Cheap here: Do compare package prices vs. buying software individually, though, if you need specific programs for work or school. Also, think about if you need to upgrade software or if you can just reinstall the software on the new computer. A $25 investment in a file-moving program might transfer files easily and inexpensively. And beware when buying Windows 7: It requires 64-bit software programs – and no, I have no idea what that means, except that some of your old programs won’t work at all in the new environment. I learned the hard way!
Avoid Extended Warranties
Computer stores make a lot of money from these extended warranties and therefore are going to push them hard with every purchase. Most of the major computer lines come with a 1 or 2 year manufacturer’s warranty. Most warranty eligible-issues usually transpire within the first year or two of purchase. This in conjunction with the reality that technology changes extremely quickly, any sort of extended warranty outside of the manufacturer’s isn’t worth their cost.
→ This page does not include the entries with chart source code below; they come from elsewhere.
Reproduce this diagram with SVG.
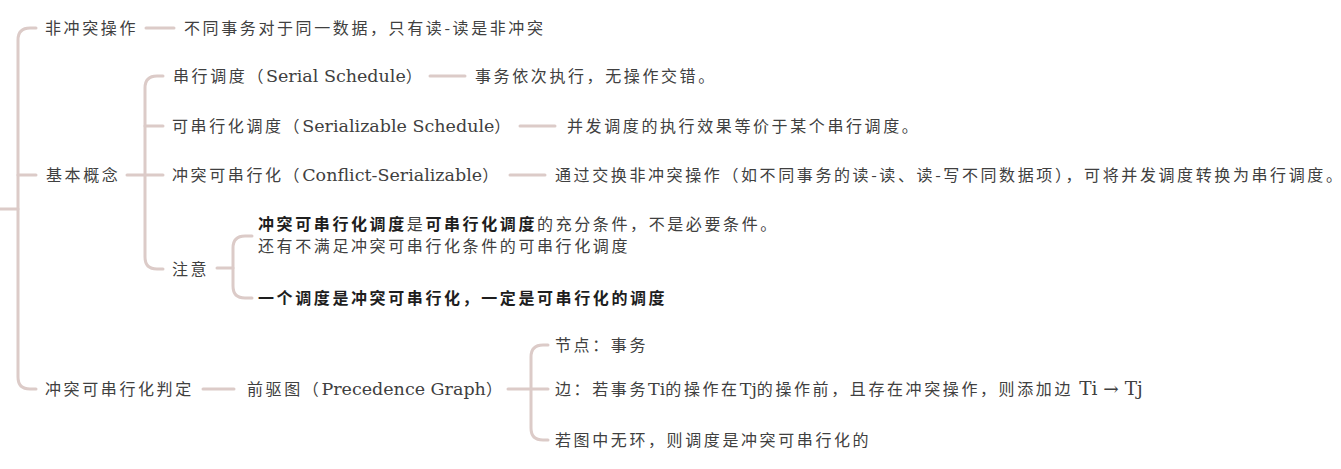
<svg xmlns="http://www.w3.org/2000/svg" width="1341" height="469" viewBox="0 0 1341 469">
<style>
.t{font-family:"Noto Sans CJK SC","Noto Sans CJK TC",sans-serif;font-size:16px;fill:#404040;letter-spacing:2.6px}
.b{font-weight:bold;fill:#1e1e1e}
.en{font-family:"DejaVu Serif","Noto Sans CJK SC",serif;font-size:17.5px;letter-spacing:0}
.big{font-size:18.5px}
.ln{fill:none;stroke:#dccbc8;stroke-width:3;stroke-linecap:round}
</style>
<rect width="1341" height="469" fill="#ffffff"/>
<g id="connectors">
<path class="ln" d="M0,209 H18"/>
<path class="ln" d="M36,28 H30 Q18,28 18,40 V377 Q18,389 30,389 H36"/>
<path class="ln" d="M18,175 H36"/>
<path class="ln" d="M146,28 H174"/>
<path class="ln" d="M127,175 H163"/>
<path class="ln" d="M163,76 H157 Q145,76 145,88 V257 Q145,269 157,269 H163"/>
<path class="ln" d="M145,126 H163"/>
<path class="ln" d="M430,76 H465"/>
<path class="ln" d="M520,126 H555"/>
<path class="ln" d="M510,175 H545"/>
<path class="ln" d="M217,268 H233"/>
<path class="ln" d="M252,236 H245 Q233,236 233,248 V286 Q233,298 245,298 H252"/>
<path class="ln" d="M203,389 H234"/>
<path class="ln" d="M508,389 H548"/>
<path class="ln" d="M548,345 H543 Q531,345 531,357 V428 Q531,440 543,440 H548"/>
</g>
<g id="n-nonconflict"><text class="t" x="45" y="34">非冲突操作</text></g>
<g id="n-nonconflict-d"><text class="t" x="184" y="34">不同事务对于同一数据，只有读-读是非冲突</text></g>
<g id="n-basic"><text class="t" x="46" y="181">基本概念</text></g>
<g id="n-serial"><text class="t" x="173" y="82">串行调度（<tspan class="en">Serial Schedule</tspan>）</text></g>
<g id="n-serial-d"><text class="t" x="475" y="82">事务依次执行，无操作交错。</text></g>
<g id="n-serializable"><text class="t" x="172" y="132">可串行化调度（<tspan class="en">Serializable Schedule</tspan>）</text></g>
<g id="n-serializable-d"><text class="t" x="567" y="132">并发调度的执行效果等价于某个串行调度。</text></g>
<g id="n-conflict"><text class="t" x="172" y="181">冲突可串行化（<tspan class="en">Conflict-Serializable</tspan>）</text></g>
<g id="n-conflict-d"><text class="t" x="555" y="181">通过交换非冲突操作（如不同事务的读-读、读-写不同数据项），可将并发调度转换为串行调度。</text></g>
<g id="n-note"><text class="t" x="172" y="275">注意</text></g>
<g id="n-note-1"><text class="t" x="258" y="230"><tspan class="b">冲突可串行化调度</tspan>是<tspan class="b">可串行化调度</tspan>的充分条件，不是必要条件。</text><text class="t" x="258" y="252">还有不满足冲突可串行化条件的可串行化调度</text></g>
<g id="n-note-2"><text class="t b" x="258" y="304">一个调度是冲突可串行化，一定是可串行化的调度</text></g>
<g id="n-judge"><text class="t" x="45" y="395">冲突可串行化判定</text></g>
<g id="n-pg"><text class="t" x="247" y="395">前驱图（<tspan class="en">Precedence Graph</tspan>）</text></g>
<g id="n-pg-node"><text class="t" x="555" y="351">节点：事务</text></g>
<g id="n-pg-edge"><text class="t" x="555" y="395">边：若事务<tspan class="en">Ti</tspan>的操作在<tspan class="en">Tj</tspan>的操作前，且存在冲突操作，则添加边 <tspan class="en big">Ti → Tj</tspan></text></g>
<g id="n-pg-acyclic"><text class="t" x="555" y="446">若图中无环，则调度是冲突可串行化的</text></g>
</svg>
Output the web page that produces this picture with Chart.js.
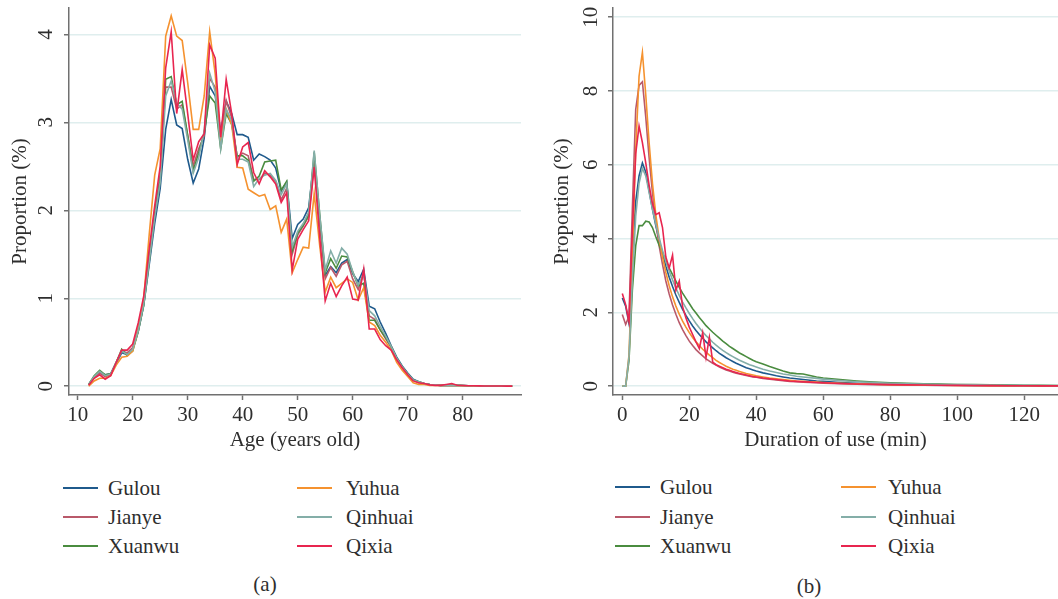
<!DOCTYPE html>
<html><head><meta charset="utf-8">
<script src="https://cdn.jsdelivr.net/npm/chart.js@4.4.1/dist/chart.umd.min.js"></script>
<style>
html,body{margin:0;padding:0;background:#fff;width:1058px;height:599px;overflow:hidden;position:relative;font-family:"Liberation Serif","DejaVu Serif",serif;color:#2e2e2e}
canvas{position:absolute;top:0}
#ca{left:0}
#cb{left:540px}
.li{position:absolute;height:24px;font-size:21px;line-height:24px;white-space:nowrap}
.li span.s{position:absolute;left:0;top:11px;width:35px;height:2px}
.li span.t{position:absolute;top:0}
.cap{position:absolute;font-size:21px;line-height:24px;transform:translateX(-50%)}
</style></head><body>
<canvas id="ca" width="530" height="460"></canvas>
<canvas id="cb" width="518" height="460"></canvas>
<script>
// ---------- data ----------
const SERIES = ['Gulou','Jianye','Xuanwu','Yuhua','Qinhuai','Qixia'];
const COLORS = ['#1f5a8c','#b9596a','#4a8c3f','#f5922f','#84aea8','#e8254f'];

// (a) age distribution
const AGES = [12,13,14,15,16,17,18,19,20,21,22,23,24,25,26,27,28,29,30,31,32,33,34,35,36,37,38,39,40,41,42,43,44,45,46,47,48,49,50,51,52,53,54,55,56,57,58,59,60,61,62,63,64,65,66,67,68,69,70,71,72,73,74,75,76,77,78,79,80,81,82,83,84,85,86,87,88,89];
const A_GULOU = [0.02,0.10,0.16,0.13,0.14,0.26,0.38,0.36,0.42,0.62, 0.92,1.38,1.85,2.25,2.92,3.26,2.97,2.93,2.58,2.31, 2.47,2.82,3.41,3.30,2.90,3.24,3.10,2.86,2.86,2.83, 2.57,2.64,2.61,2.57,2.48,2.22,2.32,1.68,1.84,1.90, 2.03,2.58,1.90,1.26,1.36,1.29,1.40,1.44,1.28,1.19, 1.33,0.91,0.88,0.73,0.60,0.46,0.33,0.23,0.15,0.08, 0.05,0.03,0.02,0.015,0.01,0.01,0.01,0.01,0.008,0.006, 0.005,0.004,0.003,0.003,0.002,0.002,0.001,0.001];
const A_JIANYE = [0.02,0.10,0.15,0.11,0.13,0.27,0.40,0.38,0.44,0.66, 0.97,1.48,1.98,2.40,3.40,3.40,3.15,3.20,2.85,2.50, 2.70,2.85,3.50,3.40,2.80,3.25,3.05,2.60,2.65,2.62, 2.35,2.35,2.42,2.40,2.33,2.12,2.25,1.50,1.72,1.82, 1.93,2.55,1.85,1.22,1.35,1.25,1.38,1.42,1.22,1.10, 1.28,0.80,0.76,0.64,0.54,0.44,0.31,0.21,0.13,0.07, 0.04,0.03,0.02,0.015,0.01,0.01,0.01,0.01,0.008,0.006, 0.005,0.004,0.003,0.003,0.002,0.002,0.001,0.001];
const A_XUANWU = [0.02,0.12,0.18,0.13,0.14,0.27,0.42,0.35,0.40,0.62, 0.92,1.42,1.95,2.35,3.49,3.52,3.20,3.24,2.85,2.45, 2.65,2.88,3.30,3.22,2.70,3.10,2.98,2.62,2.62,2.57, 2.33,2.39,2.55,2.56,2.57,2.23,2.33,1.54,1.74,1.83, 1.95,2.66,1.95,1.29,1.45,1.34,1.48,1.47,1.30,1.14, 1.17,0.75,0.75,0.64,0.55,0.45,0.32,0.22,0.14,0.07, 0.05,0.03,0.02,0.015,0.01,0.01,0.01,0.01,0.008,0.006, 0.005,0.004,0.003,0.003,0.002,0.002,0.001,0.001];
const A_YUHUA = [0.00,0.06,0.09,0.09,0.12,0.24,0.33,0.34,0.40,0.65, 1.00,1.72,2.40,2.70,3.98,4.21,3.98,3.93,3.45,2.92, 2.92,3.30,4.03,3.55,2.78,3.15,2.97,2.49,2.48,2.24, 2.20,2.16,2.18,2.01,2.05,1.75,1.90,1.29,1.44,1.58, 1.57,2.19,1.60,1.07,1.24,1.12,1.17,1.22,1.18,0.98, 1.12,0.73,0.69,0.58,0.50,0.41,0.27,0.18,0.11,0.04, 0.02,0.02,0.01,0.01,0.01,0.01,0.01,0.008,0.006,0.005, 0.004,0.003,0.003,0.002,0.002,0.001,0.001,0.001];
const A_QINHUAI = [0.02,0.11,0.17,0.12,0.14,0.27,0.40,0.36,0.42,0.63, 0.93,1.42,1.92,2.32,3.30,3.47,3.22,3.15,2.80,2.42, 2.60,2.90,3.56,3.35,2.70,3.15,3.02,2.58,2.58,2.55, 2.27,2.36,2.40,2.42,2.34,2.18,2.30,1.58,1.76,1.85, 1.98,2.68,1.95,1.32,1.54,1.40,1.57,1.50,1.30,1.15, 1.28,0.86,0.80,0.68,0.57,0.45,0.32,0.22,0.14,0.07, 0.05,0.03,0.02,0.015,0.01,0.01,0.01,0.01,0.008,0.006, 0.005,0.004,0.003,0.003,0.002,0.002,0.001,0.001];
const A_QIXIA = [0.01,0.09,0.13,0.08,0.12,0.27,0.41,0.41,0.48,0.72, 1.02,1.56,2.05,2.50,3.62,4.03,3.10,3.60,3.10,2.57, 2.78,2.87,3.88,3.73,2.83,3.49,3.10,2.52,2.72,2.77, 2.43,2.30,2.45,2.38,2.30,2.09,2.20,1.32,1.67,1.78, 1.88,2.49,1.70,0.97,1.17,1.02,1.14,1.24,0.99,0.98, 1.33,0.65,0.65,0.53,0.46,0.41,0.30,0.21,0.13,0.06, 0.04,0.03,0.015,0.01,0.01,0.02,0.03,0.01,0.008,0.006, 0.005,0.004,0.003,0.003,0.002,0.002,0.001,0.001];
const A_TICKS_X = [10,20,30,40,50,60,70,80];
const A_TICKS_Y = [0,1,2,3,4];

// (b) duration of use
const MINUTES = [0,1,2,3,4,5,6,7,8,9,10,11,12,13,14,15,16,17,18,19,20,21,22,23,24,25,26,27,28,29,30,31,32,33,34,35,36,37,38,39,40,42,44,46,48,50,52,54,56,58,60,65,70,75,80,85,90,95,100,105,110,115,120,125,130,135];
const B_GULOU = [2.39,2.17,1.70,3.60,5.00,5.70,6.05,5.80,5.30,4.80, 4.35,3.95,3.60,3.25,2.95,2.70,2.47,2.27,2.08,1.92, 1.77,1.63,1.51,1.40,1.30,1.20,1.12,1.04,0.96,0.89, 0.83,0.77,0.72,0.67,0.62,0.58,0.54,0.50,0.47,0.44, 0.41, 0.36,0.32,0.28,0.25,0.22,0.20,0.18,0.16,0.14,0.13, 0.10,0.08,0.06,0.05,0.04,0.035,0.03,0.025,0.02,0.018,0.015,0.012,0.01,0.008,0.007];
const B_JIANYE = [1.94,1.67,1.90,4.80,7.50,8.15,8.25,7.30,6.20,5.25, 4.45,3.80,3.30,2.85,2.50,2.20,1.95,1.72,1.53,1.37, 1.22,1.10,0.99,0.90,0.82,0.74,0.68,0.62,0.57,0.52, 0.48,0.44,0.41,0.38,0.35,0.33,0.31,0.29,0.27,0.25, 0.24, 0.21,0.19,0.17,0.15,0.13,0.12,0.11,0.10,0.09,0.08, 0.065,0.05,0.04,0.035,0.03,0.025,0.02,0.018,0.015,0.012,0.01,0.008,0.007,0.006,0.005];
const B_XUANWU = [0,0,0.70,2.60,3.80,4.35,4.35,4.47,4.45,4.30, 4.05,3.82,3.60,3.40,3.20,3.02,2.85,2.68,2.52,2.38, 2.24,2.10,1.98,1.86,1.75,1.64,1.55,1.46,1.38,1.30, 1.22,1.15,1.08,1.02,0.96,0.90,0.85,0.80,0.75,0.70, 0.66, 0.60,0.53,0.47,0.41,0.36,0.34,0.33,0.29,0.25,0.22, 0.18,0.14,0.11,0.09,0.075,0.065,0.055,0.045,0.04,0.035,0.03,0.025,0.02,0.018,0.015];
const B_YUHUA = [0,0,0.85,3.50,6.40,8.40,9.05,7.90,6.60,5.50, 4.65,4.00,3.50,3.08,2.72,2.42,2.17,1.95,1.76,1.60, 1.45,1.32,1.20,1.10,1.00,0.92,0.84,0.77,0.70,0.64, 0.59,0.54,0.50,0.46,0.43,0.40,0.37,0.34,0.32,0.30, 0.28, 0.25,0.22,0.20,0.18,0.16,0.14,0.13,0.12,0.11,0.10, 0.08,0.065,0.05,0.04,0.035,0.03,0.025,0.02,0.018,0.015,0.012,0.01,0.008,0.007,0.006];
const B_QINHUAI = [0,0,0.80,2.90,4.60,5.50,5.90,5.70,5.25,4.80, 4.40,4.02,3.68,3.38,3.12,2.88,2.66,2.46,2.28,2.12, 1.97,1.83,1.70,1.58,1.47,1.37,1.28,1.19,1.11,1.04, 0.97,0.91,0.85,0.80,0.75,0.70,0.66,0.62,0.58,0.55, 0.52, 0.46,0.41,0.37,0.33,0.30,0.27,0.25,0.23,0.21,0.19, 0.15,0.12,0.10,0.08,0.065,0.055,0.045,0.04,0.035,0.03,0.025,0.02,0.018,0.015,0.013];
const B_QIXIA = [2.51,2.21,1.75,4.20,6.30,7.05,6.60,6.05,5.45,4.95, 4.65,4.70,4.30,3.50,3.20,3.55,2.60,2.85,2.15,1.85, 1.60,1.40,1.20,1.02,1.45,0.78,1.32,0.65,0.58,0.54, 0.50,0.46,0.43,0.40,0.37,0.34,0.32,0.30,0.28,0.26, 0.25, 0.22,0.20,0.18,0.16,0.14,0.13,0.12,0.11,0.10,0.09, 0.07,0.06,0.05,0.04,0.035,0.03,0.025,0.02,0.018,0.015,0.012,0.01,0.008,0.007,0.006];
const B_TICKS_X = [0,20,40,60,80,100,120];
const B_TICKS_Y = [0,2,4,6,8,10];

// ---------- drawing ----------
const FONT = 'Liberation Serif';
const FSIZE = 21;
const TXT = '#2e2e2e';
const AXIS = '#707070';

const rotYTicks = {
  id: 'rotYTicks',
  afterDraw(chart, args, opts) {
    const s = chart.scales.y, ctx = chart.ctx;
    ctx.save();
    ctx.font = FSIZE + 'px "' + FONT + '"';
    ctx.fillStyle = TXT;
    ctx.textAlign = 'center';
    ctx.textBaseline = 'middle';
    s.ticks.forEach(t => {
      const y = s.getPixelForValue(t.value);
      ctx.save();
      ctx.translate(opts.x, y);
      ctx.rotate(-Math.PI / 2);
      ctx.fillText(t.label, 0, 0);
      ctx.restore();
    });
    ctx.restore();
  }
};

function build(id, xs, series, cfg) {
  const datasets = series.map((vals, i) => ({
    label: SERIES[i],
    data: xs.map((x, j) => ({x: x, y: vals[j]})),
    borderColor: COLORS[i],
    backgroundColor: COLORS[i],
    borderWidth: 1.6,
    pointRadius: 0,
    fill: false,
    tension: 0,
    order: series.length - i
  }));
  return new Chart(document.getElementById(id), {
    type: 'line',
    data: {datasets},
    plugins: [rotYTicks],
    options: {
      responsive: false, animation: false, events: [],
      layout: {padding: {top: 8, right: cfg.padRight, left: 0, bottom: 0}},
      plugins: {legend: {display: false}, tooltip: {enabled: false}, rotYTicks: {x: cfg.yLabelX}},
      scales: {
        x: {
          type: 'linear', min: cfg.xMin, max: cfg.xMax,
          afterBuildTicks: s => { s.ticks = cfg.xTicks.map(v => ({value: v})); },
          afterFit: s => { s.height = 65; },
          grid: {display: true, drawOnChartArea: false, drawTicks: true, tickLength: 5, tickColor: AXIS, tickWidth: 1.5},
          border: {display: true, color: AXIS, width: 1.5},
          ticks: {font: {family: FONT, size: FSIZE}, color: TXT, padding: 3, maxRotation: 0, autoSkip: false},
          title: {display: true, text: cfg.xTitle, font: {family: FONT, size: FSIZE}, color: TXT, padding: {top: 0, bottom: 7}}
        },
        y: {
          type: 'linear', min: cfg.yMin, max: cfg.yMax,
          afterBuildTicks: s => { s.ticks = cfg.yTicks.map(v => ({value: v})); },
          afterFit: s => { s.width = cfg.yWidth; },
          grid: {color: '#dfeeee', lineWidth: 1.5, drawTicks: true, tickLength: 5, tickColor: AXIS, tickWidth: 1.5},
          border: {display: true, color: AXIS, width: 1.5},
          ticks: {display: false},
          title: {display: true, text: 'Proportion (%)', font: {family: FONT, size: FSIZE}, color: TXT, padding: {top: cfg.yTitlePad, bottom: 0}}
        }
      }
    }
  });
}

build('ca', AGES, [A_GULOU, A_JIANYE, A_XUANWU, A_YUHUA, A_QINHUAI, A_QIXIA], {
  xMin: 8.42, xMax: 90.6, yMin: -0.1, yMax: 4.3, xTicks: A_TICKS_X, yTicks: A_TICKS_Y,
  yWidth: 69, padRight: 9, yLabelX: 46.5, yTitlePad: 8, xTitle: 'Age (years old)'
});
build('cb', MINUTES, [B_GULOU, B_JIANYE, B_XUANWU, B_YUHUA, B_QINHUAI, B_QIXIA], {
  xMin: -2.78, xMax: 130.1, yMin: -0.24, yMax: 10.25, xTicks: B_TICKS_X, yTicks: B_TICKS_Y,
  yWidth: 73, padRight: 0, yLabelX: 51, yTitlePad: 10, xTitle: 'Duration of use (min)'
});

// ---------- legends & captions ----------
const LEG_ORDER = [[0,1,2],[3,4,5]];
function legend(cols, rows) {
  LEG_ORDER.forEach((col, c) => col.forEach((si, r) => {
    const d = document.createElement('div');
    d.className = 'li';
    d.style.left = cols[c][0] + 'px';
    d.style.top = (rows[r] - 12) + 'px';
    d.innerHTML = '<span class="s" style="background:' + COLORS[si] + '"></span><span class="t" style="left:' + (cols[c][1] - cols[c][0]) + 'px">' + SERIES[si] + '</span>';
    document.body.appendChild(d);
  }));
}
legend([[63,108],[297,346]], [488,517,546]);
legend([[615,660],[841,888]], [487,517,546]);
function caption(text, x, y) {
  const d = document.createElement('div');
  d.className = 'cap';
  d.style.left = x + 'px';
  d.style.top = (y - 12) + 'px';
  d.textContent = text;
  document.body.appendChild(d);
}
caption('(a)', 265, 584);
caption('(b)', 809, 586);
</script>
</body></html>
Cheap again: If I know I’m going to keep a system for four years or so, I might buy more warranty if I want to gamble that the repair will cost less than paying for a service call down the road — but do beware that it’s a big gamble. I don’t buy extended warranties on anything else.
At the end of the day, being smarter and shopping for the computers you actually need and want, you’ll be reducing your garbage down the road. In fact, even if you simply upgraded, you could take part in e-waste recycling and lessen your impact on the environment.